SPXSpeechSynthesisResult *speechResult = [speechSynthesizer speakText:text];
int firstByteLatency = [intString [speechResult.properties getPropertyById:SPXSpeechServiceResponseSynthesisFirstByteLatencyMs]];
int finishedLatency = [intString [speechResult.properties getPropertyById:SPXSpeechServiceResponseSynthesisFinishLatencyMs]];
// you can also get the result id, and send to us when you need help for diagnosis
NSString *resultId = result.resultId;

Latensi byte pertama lebih rendah dari latensi akhir dalam banyak kasus. Latensi byte pertama tidak bergantung pada panjang teks, sedangkan latensi akhir bertambah seiring panjang teks.
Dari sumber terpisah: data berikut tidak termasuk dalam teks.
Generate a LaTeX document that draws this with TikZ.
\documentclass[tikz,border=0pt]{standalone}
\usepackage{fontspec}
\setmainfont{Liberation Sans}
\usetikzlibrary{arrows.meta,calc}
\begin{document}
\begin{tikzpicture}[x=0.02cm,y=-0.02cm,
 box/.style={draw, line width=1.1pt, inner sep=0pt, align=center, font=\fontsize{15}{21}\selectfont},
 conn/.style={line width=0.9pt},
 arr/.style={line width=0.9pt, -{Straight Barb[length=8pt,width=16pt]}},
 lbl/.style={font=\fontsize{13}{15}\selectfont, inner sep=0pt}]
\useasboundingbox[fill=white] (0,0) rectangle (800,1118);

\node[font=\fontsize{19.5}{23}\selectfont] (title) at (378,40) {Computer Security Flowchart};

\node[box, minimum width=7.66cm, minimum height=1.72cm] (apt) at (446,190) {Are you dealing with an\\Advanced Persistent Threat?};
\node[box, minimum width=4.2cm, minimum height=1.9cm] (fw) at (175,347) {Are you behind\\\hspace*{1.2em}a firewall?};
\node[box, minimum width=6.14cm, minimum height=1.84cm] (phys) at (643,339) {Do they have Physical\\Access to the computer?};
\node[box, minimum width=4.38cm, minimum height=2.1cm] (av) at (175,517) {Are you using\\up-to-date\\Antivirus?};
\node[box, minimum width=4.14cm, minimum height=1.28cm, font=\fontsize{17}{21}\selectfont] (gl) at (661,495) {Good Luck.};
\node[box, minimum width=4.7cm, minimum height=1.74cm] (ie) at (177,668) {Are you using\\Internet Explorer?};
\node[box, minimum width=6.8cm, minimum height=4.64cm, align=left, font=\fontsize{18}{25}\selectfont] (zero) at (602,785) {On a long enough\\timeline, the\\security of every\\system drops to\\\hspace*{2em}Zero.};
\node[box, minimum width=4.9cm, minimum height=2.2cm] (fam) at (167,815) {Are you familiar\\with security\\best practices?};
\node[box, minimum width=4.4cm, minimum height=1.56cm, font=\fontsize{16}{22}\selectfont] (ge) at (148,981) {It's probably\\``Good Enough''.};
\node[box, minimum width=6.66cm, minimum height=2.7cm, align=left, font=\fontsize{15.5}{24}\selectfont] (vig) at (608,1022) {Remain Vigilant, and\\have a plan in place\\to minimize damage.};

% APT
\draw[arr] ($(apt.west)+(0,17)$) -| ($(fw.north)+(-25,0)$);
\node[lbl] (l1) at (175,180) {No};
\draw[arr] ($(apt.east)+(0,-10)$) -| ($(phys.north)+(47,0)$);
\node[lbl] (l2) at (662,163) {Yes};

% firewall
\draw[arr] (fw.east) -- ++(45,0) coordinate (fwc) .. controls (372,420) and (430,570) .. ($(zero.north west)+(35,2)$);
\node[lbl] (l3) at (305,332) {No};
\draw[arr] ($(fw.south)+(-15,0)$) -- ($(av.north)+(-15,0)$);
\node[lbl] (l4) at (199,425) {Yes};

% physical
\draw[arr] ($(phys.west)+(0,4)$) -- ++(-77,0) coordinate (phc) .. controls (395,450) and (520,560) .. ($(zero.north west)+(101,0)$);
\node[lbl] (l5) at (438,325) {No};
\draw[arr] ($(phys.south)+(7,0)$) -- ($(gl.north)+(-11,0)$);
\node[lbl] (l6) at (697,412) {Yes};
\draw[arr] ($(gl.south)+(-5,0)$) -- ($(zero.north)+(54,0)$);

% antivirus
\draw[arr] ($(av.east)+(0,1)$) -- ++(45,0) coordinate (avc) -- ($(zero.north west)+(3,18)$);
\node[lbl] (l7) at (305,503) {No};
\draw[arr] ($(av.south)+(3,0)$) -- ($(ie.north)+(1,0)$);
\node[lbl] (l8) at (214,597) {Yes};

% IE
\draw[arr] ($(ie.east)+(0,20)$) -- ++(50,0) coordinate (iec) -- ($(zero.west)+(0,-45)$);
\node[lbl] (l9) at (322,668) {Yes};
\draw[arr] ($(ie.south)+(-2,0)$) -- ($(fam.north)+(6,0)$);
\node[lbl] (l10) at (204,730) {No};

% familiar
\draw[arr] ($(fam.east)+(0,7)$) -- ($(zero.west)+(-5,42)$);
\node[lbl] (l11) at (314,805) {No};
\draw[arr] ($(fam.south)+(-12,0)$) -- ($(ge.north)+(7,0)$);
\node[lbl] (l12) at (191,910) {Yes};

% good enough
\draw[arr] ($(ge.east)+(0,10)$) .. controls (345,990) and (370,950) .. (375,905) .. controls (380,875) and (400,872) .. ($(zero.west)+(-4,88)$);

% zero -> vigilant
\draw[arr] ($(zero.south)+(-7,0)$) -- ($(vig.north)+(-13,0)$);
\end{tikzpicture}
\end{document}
Idealnya, kami ingin meminimalkan latensi yang dialami pengguna (latensi sebelum pengguna mendengar suara) ke satu waktu perjalanan rute jaringan plus latensi gugus audio pertama layanan sintesis ucapan.

Streaming

Streaming sangat penting untuk menurunkan latensi. Kode klien dapat memulai pemutaran saat gugus audio pertama diterima. Dalam skenario layanan, Anda dapat meneruskan gugus audio langsung ke klien, tanpa menunggu seluruh audio.

Anda dapat menggunakan PullAudioOutputStream, PushAudioOutputStream, Synthesizing peristiwa, dan AudioDataStream Speech SDK untuk mengaktifkan streaming.